Akhirnya tepat setelah penyerangan yang dilakukan oleh sekelompok pemuda tadi, Nabi pun memutuskan untuk mengirim utusannya sendiri ke suku Quraisy demi menjelaskan kepada para petinggi mereka secara langsung akan tujuan dari kedatangannya tersebut.

BACA JUGA:

ASAL-USUL TERJALINNYA HUBUNGAN ANTARARASULULLAH DENGAN BADZAN (BAG, 1).

KISAH BADZAN BERSAMA RASULULLAH (SHALLALLAHU ‘ALAIHI WA SALLAM) (BAG, 1).

Utusan tersebut adalah sahabat Utsman bin ‘Affan (Radhiyallahu ‘Anhu).
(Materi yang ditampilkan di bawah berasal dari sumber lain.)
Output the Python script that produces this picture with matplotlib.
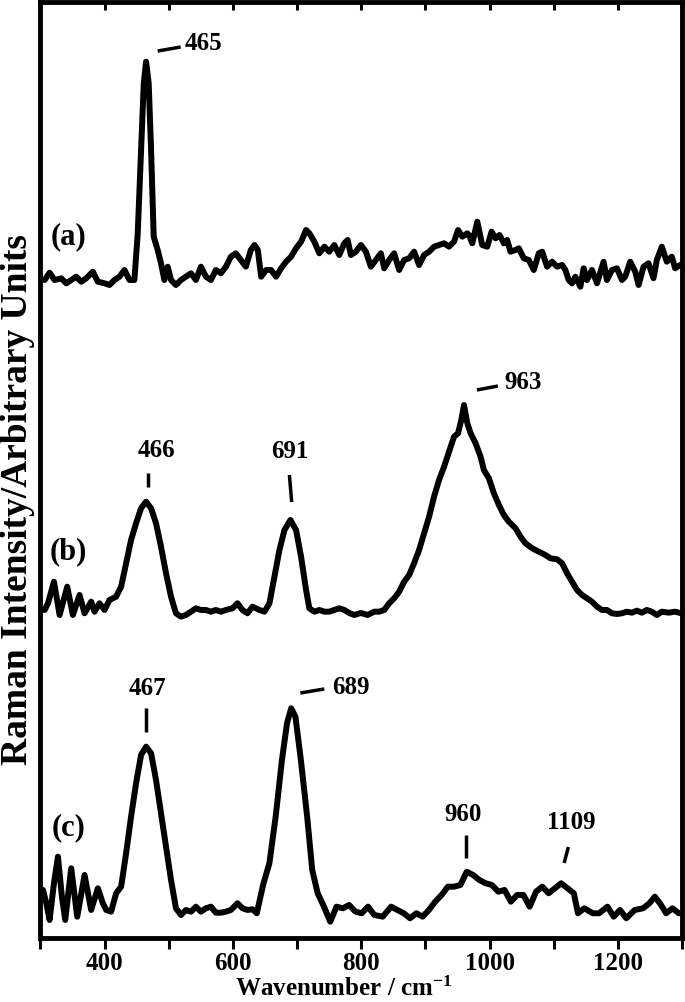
import matplotlib
matplotlib.use("Agg")
import matplotlib.pyplot as plt
import numpy as np

plt.rcParams["font.family"] = ["Liberation Serif", "DejaVu Serif"]
plt.rcParams["font.weight"] = "bold"
plt.rcParams["mathtext.fontset"] = "custom"
plt.rcParams["mathtext.rm"] = "Liberation Serif:bold"
plt.rcParams["mathtext.default"] = "rm"

# ---- spectrum (a) ----
wn_a = [306.5, 314.2, 322.0, 332.4, 340.2, 348.0, 355.7, 363.5, 371.3, 381.6,
        389.4, 399.8, 407.6, 415.3, 423.1, 430.9, 438.7, 446.4, 451.6, 456.8,
        461.0, 464.6, 468.7, 472.4, 476.5, 482.7, 487.9, 493.1, 498.3, 503.5,
        511.2, 519.0, 526.8, 534.6, 542.3, 550.1, 557.9, 565.7, 573.4, 581.2,
        589.0, 596.8, 604.5, 612.3, 620.1, 627.9, 633.6, 638.8, 644.0, 651.7,
        659.5, 667.3, 675.1, 682.8, 690.6, 698.4, 706.2, 714.0, 719.1, 726.9,
        734.7, 742.5, 750.2, 758.0, 765.8, 773.6, 778.8, 783.9, 791.7, 799.5,
        807.3, 815.0, 822.8, 830.6, 835.8, 843.6, 851.3, 859.1, 866.9, 874.7,
        882.4, 890.2, 898.0, 905.8, 913.5, 921.3, 929.1, 936.9, 944.6, 950.9,
        957.6, 965.4, 967.9, 973.1, 980.9, 988.6, 996.4, 1003.2, 1009.4, 1015.6,
        1022.3, 1027.5, 1032.7, 1040.5, 1045.7, 1053.4, 1061.2, 1069.0, 1076.8, 1082.0,
        1089.7, 1097.5, 1105.3, 1113.1, 1118.2, 1123.4, 1128.6, 1133.8, 1141.6, 1146.7,
        1151.9, 1159.7, 1167.5, 1177.8, 1183.0, 1190.8, 1198.6, 1206.4, 1211.5, 1219.3,
        1227.1, 1232.3, 1240.1, 1247.8, 1255.6, 1260.8, 1268.6, 1276.3, 1284.1, 1289.3,
        1297.0]
int_a = [0, 7.3, 0, 1.7, -3.3, 0, 3.3, -1.7, 1.7, 8.3,
         -1.7, -3.3, -5, 0, 3.3, 10, 0, 0, 46.7, 130,
         196.7, 218.3, 196.7, 130, 43.3, 30, 16.7, 0, 13.3, 0,
         -5, 0, 3.3, 6.7, 0, 13.3, 3.3, 0, 10, 6.7,
         13.3, 23.3, 26.7, 20, 13.3, 30, 35, 30, 3.3, 10,
         10, 3.3, 11.7, 18.3, 23.3, 31.7, 38.3, 50, 46.7, 38.3,
         26.7, 33.3, 28.3, 35, 25, 36.7, 40, 25, 28.3, 35,
         28.3, 13.3, 20, 26.7, 11.7, 20, 26.7, 10, 20, 21.7,
         28.3, 15, 25, 28.3, 33.3, 35, 36.7, 33.3, 38.3, 50,
         43.3, 46.7, 45, 36.7, 58.3, 35, 33.3, 48.3, 41.7, 45,
         36.7, 40, 28.3, 30, 31.7, 21.7, 20, 10, 26.7, 28.3,
         13.3, 18.3, 13.3, 15, 10, 0, -3.3, 3.3, -6.7, 11.7,
         0, 10, -3.3, 18.3, 0, 10, 11.7, 0, 3.3, 18.3,
         8.3, -5, 13.3, 16.7, 1.7, 20, 33.3, 18.3, 23.3, 11.7,
         15]

# ---- spectrum (b) ----
wn_b = [306.5, 311.7, 321.0, 329.8, 341.7, 350.5, 360.9, 368.7, 379.0, 384.2,
        392.0, 399.8, 407.6, 417.9, 425.7, 433.5, 441.2, 449.0, 456.8, 464.6,
        472.4, 480.1, 487.9, 495.7, 503.5, 511.2, 519.0, 526.8, 534.6, 542.3,
        550.1, 557.9, 565.7, 573.4, 581.2, 589.0, 599.4, 607.1, 614.9, 622.7,
        630.5, 641.4, 649.2, 656.9, 664.7, 672.5, 680.3, 689.6, 698.4, 706.2,
        714.0, 719.1, 726.9, 734.7, 742.5, 750.2, 758.0, 765.8, 773.6, 781.3,
        789.1, 799.5, 809.9, 820.2, 828.0, 835.8, 843.6, 851.3, 859.1, 866.9,
        874.7, 882.4, 890.2, 898.0, 905.8, 913.5, 921.3, 929.1, 936.9, 944.6,
        950.9, 956.0, 960.2, 965.4, 970.5, 978.3, 986.0, 991.2, 999.0, 1006.8,
        1014.6, 1022.3, 1030.1, 1040.5, 1048.3, 1056.0, 1066.4, 1076.8, 1087.1, 1094.9,
        1105.3, 1113.1, 1120.8, 1128.6, 1136.4, 1144.2, 1151.9, 1159.7, 1167.5, 1175.3,
        1183.0, 1190.8, 1198.6, 1206.4, 1214.1, 1221.9, 1229.7, 1237.5, 1245.2, 1253.0,
        1260.8, 1268.6, 1279.0, 1289.3, 1297.0]
int_b = [3, 9.7, 31.3, -2, 26.3, -2, 18, -0.3, 11.3, 1.3,
         9.7, 3, 13, 16.3, 26.3, 49.7, 73, 89.7, 104.7, 111.3,
         104.7, 89.7, 66.3, 39.7, 16.3, -0.3, -3.7, -2, 1.3, 4.7,
         3, 3, 1.3, 3, 1.3, 3, 4.7, 9.7, 3, -0.3,
         6.3, 3, 1.3, 9.7, 36.3, 63, 83, 93, 83, 56.3,
         23, 4.7, 1.3, 3, 1.3, 1.3, 3, 4.7, 3, 0,
         -2, 0, -2, 1.3, 1.3, 3, 9.7, 14.7, 21.3, 31.3,
         38, 49.7, 63, 79.7, 96.3, 116.3, 133, 146.3, 161.3, 176.3,
         179.7, 193, 208, 189.7, 179.7, 169.7, 156.3, 143, 134.7, 119.7,
         108, 98, 91.3, 84.7, 76.3, 69.7, 64.7, 61.3, 58, 54.7,
         53.7, 49.7, 39.7, 31.3, 23, 18, 14.7, 11.3, 6.3, 3,
         3, -0.3, -1, -0.3, 1.3, 0.3, 2.3, 0.3, 3, 1.3,
         -2, 1.3, 0.3, 1.3, 0]

# ---- spectrum (c) ----
wn_c = [303.9, 309.1, 314.2, 321.0, 327.2, 333.4, 338.6, 347.9, 357.3, 368.7,
        379.0, 389.4, 397.2, 402.4, 410.1, 417.9, 425.7, 433.5, 441.2, 449.0,
        456.8, 464.6, 472.4, 480.1, 487.9, 495.7, 503.5, 511.2, 519.0, 526.8,
        534.6, 542.3, 550.1, 557.9, 565.7, 573.4, 581.2, 589.0, 596.8, 607.1,
        614.9, 622.7, 630.5, 637.2, 647.0, 656.8, 666.6, 676.4, 684.3, 690.8,
        697.4, 705.9, 715.7, 723.6, 732.1, 741.9, 751.7, 761.5, 771.4, 781.2,
        791.0, 800.8, 810.6, 820.4, 833.5, 846.6, 856.4, 866.3, 876.1, 885.9,
        895.7, 905.5, 915.4, 925.2, 935.0, 944.8, 954.6, 964.5, 974.3, 984.1,
        993.9, 1003.7, 1013.6, 1023.4, 1033.2, 1043.0, 1052.8, 1062.6, 1072.5, 1082.3,
        1092.1, 1101.9, 1111.7, 1121.6, 1131.4, 1137.9, 1147.8, 1160.8, 1170.7, 1183.8,
        1193.6, 1203.4, 1213.2, 1226.3, 1239.4, 1249.2, 1257.7, 1265.6, 1275.4, 1285.2,
        1295.0]
int_c = [22, 8.7, -8, 28.7, 55.3, 15.3, -8, 43.7, -4.7, 37,
         2, 23.7, 8.7, 2, 0.3, 18.7, 25.3, 58.7, 95.3, 128.7,
         157, 165.3, 158.7, 132, 98.7, 65.3, 32, 3.7, -3, 2,
         0.3, 5.3, 0.3, 3.7, 5.3, -0.7, -0.7, 0.3, 2, 8.7,
         3.7, 2, 2.7, -1.3, 27, 48.7, 95.3, 152, 188.7, 203.7,
         195.3, 152, 95.3, 42, 18.7, 5.3, -9.7, 5.3, 3.7, 7,
         0.3, -1.3, 5.3, -3, -4.7, 5.3, 2, -1.3, -6.3, -1.3,
         -4.7, 2, 10.3, 17, 25.3, 25.3, 27, 40.3, 37, 32,
         28.7, 27, 20.3, 22, 10.3, 17, 17, 5.3, 20.3, 25.3,
         18.7, 23.7, 28.7, 23.7, 18.7, -1.3, 3.7, -1.3, -1.3, 5.3,
         -4.7, 2, -6.3, 2, 3.7, 8.7, 15.3, 8.7, -1.3, 3.7,
         -1.3]

# vertical offsets of the stacked traces
offsets = {"a": 658, "b": 325, "c": 26}
panel_labels = ["(a)", "(b)", "(c)"]
panel_label_height = [43, 61, 84]   # above each trace's baseline

# peak labels: (text, spectrum, label x, label y above baseline, tick from, tick to)
peak_labels = [
    ("465", "a", 524, 237, (482.7, 229), (518.5, 233)),
    ("466", "b", 481, 162, (467.0, 140), (467.0, 126)),
    ("691", "b", 688.8, 161, (688.0, 138), (691.6, 111)),
    ("963", "b", 1022.5, 230, (980.4, 223), (1013.0, 227)),
    ("467", "c", 467.2, 223, (464.9, 204), (464.9, 180)),
    ("689", "c", 754.9, 224, (705.1, 219), (742.5, 223)),
    ("960", "c", 959.4, 97, (963.3, 77), (963.3, 54)),
    ("1109", "c", 1128.0, 89, (1122.9, 65), (1116.3, 49)),
]


def plot_spectra():
    fig = plt.figure(figsize=(6.85, 10.02), dpi=100)
    ax = fig.add_axes([0.0591, 0.0639, 0.9365, 0.9341])

    spectra = {"a": (wn_a, int_a), "b": (wn_b, int_b), "c": (wn_c, int_c)}
    for key, (wn, inten) in spectra.items():
        y = np.array(inten) + offsets[key]
        ax.plot(wn, y, color="black", lw=4.3, solid_joinstyle="round",
                solid_capstyle="round")

    for key, lab, h in zip(["a", "b", "c"], panel_labels, panel_label_height):
        ax.text(343, offsets[key] + h, lab, fontsize=22, fontweight="bold",
                ha="center", va="center")

    for txt, key, lx, ly, p0, p1 in peak_labels:
        off = offsets[key]
        ha = "left" if p0[0] != p1[0] and abs(p1[1] - p0[1]) < 10 else "center"
        ax.text(lx, ly + off, txt, fontsize=18, fontweight="bold",
                ha=ha, va="center")
        ax.plot([p0[0], p1[0]], [p0[1] + off, p1[1] + off], color="black",
                lw=2.5, solid_capstyle="butt")

    ax.set_xlim(300, 1300)
    ax.set_ylim(0, 936)
    ax.set_xticks([400, 600, 800, 1000, 1200])
    ax.set_xticks([300, 500, 700, 900, 1100, 1300], minor=True)
    ax.set_yticks([])
    ax.tick_params(axis="x", which="both", direction="out", length=8, width=2.2,
                   labelsize=18, pad=2)
    for s in ax.spines.values():
        s.set_linewidth(3.5)

    # short inward ticks along the top edge
    top = ax.secondary_xaxis("top")
    top.set_xticks(np.arange(400, 1300, 100))
    top.tick_params(direction="in", length=6, width=2.2, labeltop=False)
    top.spines["top"].set_visible(False)

    ax.set_xlabel("Wavenumber / cm$^{-1}$", fontsize=18, fontweight="bold")
    ax.xaxis.set_label_coords(0.473, -0.041)
    ax.set_ylabel("Raman Intensity/Arbitrary Units", fontsize=27, fontweight="bold")
    ax.yaxis.set_label_coords(-0.008, 0.468)

    fig.savefig("out.png", dpi=100)
    print("saved out.png")


if __name__ == "__main__":
    plot_spectra()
Nabi juga memerintahkan kepadanya agar mendatangi sekelompok orang muslim yang lemah, yang dimana karena kelemahan mereka tersebutlah mereka tidak bisa hijrah ke Madinah bersama para sahabat yang lain, Nabi menyuruh Utsman agar memberikan kabar gembira kepada mereka akan dekatnya hari pembukaan kota Makkah bagi kaum muslimin, dan bahwasanya Allah (‘Azza Wa Jalla) pasti akan memenangkan agamanya hingga tidak ada lagi seseorang yang menyembunyikan keimanannya disana.

Setelah mendengar pesan dari Nabi tersebut, Utsman segera berangkat menuju jantung kota Makkah seorang diri demi melaksanakan misi yang diembankan oleh Rasulullah (Shallallahu ‘Alaihi Wa Sallam) kepadanya.

Sesampainya beliau di Makkah, beliau langsung meminta perlindungan dan jaminan keamanan dari seseorang yang bernama Abban bin Sa’id al-Umawiy, karena sejatinya akan sangat berbahaya jika ada seorang sahabat yang berani memasuki kota Makkah pada waktu itu tanpa jaminan keamanan dari seorang petinggi suku Quraisy, karena sebagaimana yang kita tahu bahwa suku Quraisy adalah musuh nomor satu bagi agama Islam pada saat itu, maka tentunya mereka tidak akan membiarkan seorang sahabat pun untuk berkeliaran di kota Makkah tanpa jaminan keamanan kecuali pasti sahabat tersebut akan celaka.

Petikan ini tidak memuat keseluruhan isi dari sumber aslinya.